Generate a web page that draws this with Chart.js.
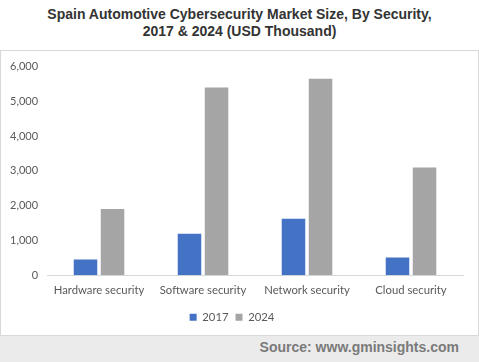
<!DOCTYPE html>
<html>
<head>
<meta charset="utf-8">
<script src="https://cdn.jsdelivr.net/npm/chart.js@4.4.1/dist/chart.umd.min.js"></script>
<style>
  html, body { margin: 0; padding: 0; }
  body { width: 479px; height: 362px; background: #ebebeb; position: relative; overflow: hidden; }
  #top { position: absolute; left: 0; top: 0; width: 479px; height: 50px; background: #fff; }
  #title {
    position: absolute; left: 0; top: 6px; width: 479px; text-align: center;
    font: bold 14px "Liberation Sans", Arial, sans-serif; color: #333; line-height: 17px;
  }
  #box {
    position: absolute; left: 0; top: 50px; width: 477px; height: 284px;
    background: #fff; border: 1px solid #d9d9d9;
  }
  #source {
    position: absolute; right: 20px; top: 339px;
    font: bold 14px "Liberation Sans", Arial, sans-serif; color: #7a7a7a;
  }
</style>
</head>
<body>
<div id="top">
  <div id="title">Spain Automotive Cybersecurity Market Size, By Security,<br>2017 &amp; 2024 (USD Thousand)</div>
</div>
<div id="box"><canvas id="barChart" width="477" height="284"></canvas></div>
<div id="source">Source: www.gminsights.com</div>

<script>
const categories = ['Hardware security', 'Software security', 'Network security', 'Cloud security'];
const years = ['2017', '2024'];
const values2017 = [450, 1190, 1620, 510];
const values2024 = [1900, 5400, 5650, 3100];
const yTicks = [0, 1000, 2000, 3000, 4000, 5000, 6000];

document.addEventListener("DOMContentLoaded", () => {
    initBarChart();
});

function initBarChart() {
    const ctx = document.getElementById("barChart");
    if (!ctx) return;

    const tickFont = { family: 'Lato', size: 11.3 };

    new Chart(ctx, {
        type: 'bar',
        data: {
            labels: categories,
            datasets: [{
                label: years[0],
                data: values2017,
                backgroundColor: '#4472c4',
                categoryPercentage: 0.52,
                barPercentage: 0.87
            }, {
                label: years[1],
                data: values2024,
                backgroundColor: '#a5a5a5',
                categoryPercentage: 0.52,
                barPercentage: 0.87
            }]
        },
        options: {
            responsive: false,
            animation: false,
            layout: {
                padding: { top: 2, right: 15, left: 0, bottom: 2 }
            },
            plugins: {
                legend: {
                    position: 'bottom',
                    labels: {
                        boxWidth: 7,
                        boxHeight: 7,
                        padding: 7,
                        color: '#595959',
                        font: tickFont
                    }
                },
                tooltip: { enabled: false }
            },
            scales: {
                x: {
                    grid: { display: false, drawTicks: false },
                    border: { color: '#d9d9d9' },
                    ticks: { color: '#595959', font: tickFont, padding: 8 }
                },
                y: {
                    min: 0,
                    max: 6000,
                    afterBuildTicks: axis => {
                        axis.ticks = yTicks.map(v => ({ value: v }));
                    },
                    grid: { display: false, drawTicks: false },
                    border: { display: false },
                    ticks: {
                        color: '#595959',
                        font: { family: 'Lato', size: 11 },
                        padding: 9,
                        callback: v => v.toLocaleString('en-US')
                    }
                }
            }
        }
    });
}
</script>
</body>
</html>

Exercise objective: Restate the whole listing above exactly, except for its images.

Written reply:
Generate a web page that draws this with Chart.js.
<!DOCTYPE html>
<html>
<head>
<meta charset="utf-8">
<script src="https://cdn.jsdelivr.net/npm/chart.js@4.4.1/dist/chart.umd.min.js"></script>
<style>
  html, body { margin: 0; padding: 0; }
  body { width: 479px; height: 362px; background: #ebebeb; position: relative; overflow: hidden; }
  #top { position: absolute; left: 0; top: 0; width: 479px; height: 50px; background: #fff; }
  #title {
    position: absolute; left: 0; top: 6px; width: 479px; text-align: center;
    font: bold 14px "Liberation Sans", Arial, sans-serif; color: #333; line-height: 17px;
  }
  #box {
    position: absolute; left: 0; top: 50px; width: 477px; height: 284px;
    background: #fff; border: 1px solid #d9d9d9;
  }
  #source {
    position: absolute; right: 20px; top: 339px;
    font: bold 14px "Liberation Sans", Arial, sans-serif; color: #7a7a7a;
  }
</style>
</head>
<body>
<div id="top">
  <div id="title">Spain Automotive Cybersecurity Market Size, By Security,<br>2017 &amp; 2024 (USD Thousand)</div>
</div>
<div id="box"><canvas id="barChart" width="477" height="284"></canvas></div>
<div id="source">Source: www.gminsights.com</div>

<script>
const categories = ['Hardware security', 'Software security', 'Network security', 'Cloud security'];
const years = ['2017', '2024'];
const values2017 = [450, 1190, 1620, 510];
const values2024 = [1900, 5400, 5650, 3100];
const yTicks = [0, 1000, 2000, 3000, 4000, 5000, 6000];

document.addEventListener("DOMContentLoaded", () => {
    initBarChart();
});

function initBarChart() {
    const ctx = document.getElementById("barChart");
    if (!ctx) return;

    const tickFont = { family: 'Lato', size: 11.3 };

    new Chart(ctx, {
        type: 'bar',
        data: {
            labels: categories,
            datasets: [{
                label: years[0],
                data: values2017,
                backgroundColor: '#4472c4',
                categoryPercentage: 0.52,
                barPercentage: 0.87
            }, {
                label: years[1],
                data: values2024,
                backgroundColor: '#a5a5a5',
                categoryPercentage: 0.52,
                barPercentage: 0.87
            }]
        },
        options: {
            responsive: false,
            animation: false,
            layout: {
                padding: { top: 2, right: 15, left: 0, bottom: 2 }
            },
            plugins: {
                legend: {
                    position: 'bottom',
                    labels: {
                        boxWidth: 7,
                        boxHeight: 7,
                        padding: 7,
                        color: '#595959',
                        font: tickFont
                    }
                },
                tooltip: { enabled: false }
            },
            scales: {
                x: {
                    grid: { display: false, drawTicks: false },
                    border: { color: '#d9d9d9' },
                    ticks: { color: '#595959', font: tickFont, padding: 8 }
                },
                y: {
                    min: 0,
                    max: 6000,
                    afterBuildTicks: axis => {
                        axis.ticks = yTicks.map(v => ({ value: v }));
                    },
                    grid: { display: false, drawTicks: false },
                    border: { display: false },
                    ticks: {
                        color: '#595959',
                        font: { family: 'Lato', size: 11 },
                        padding: 9,
                        callback: v => v.toLocaleString('en-US')
                    }
                }
            }
        }
    });
}
</script>
</body>
</html>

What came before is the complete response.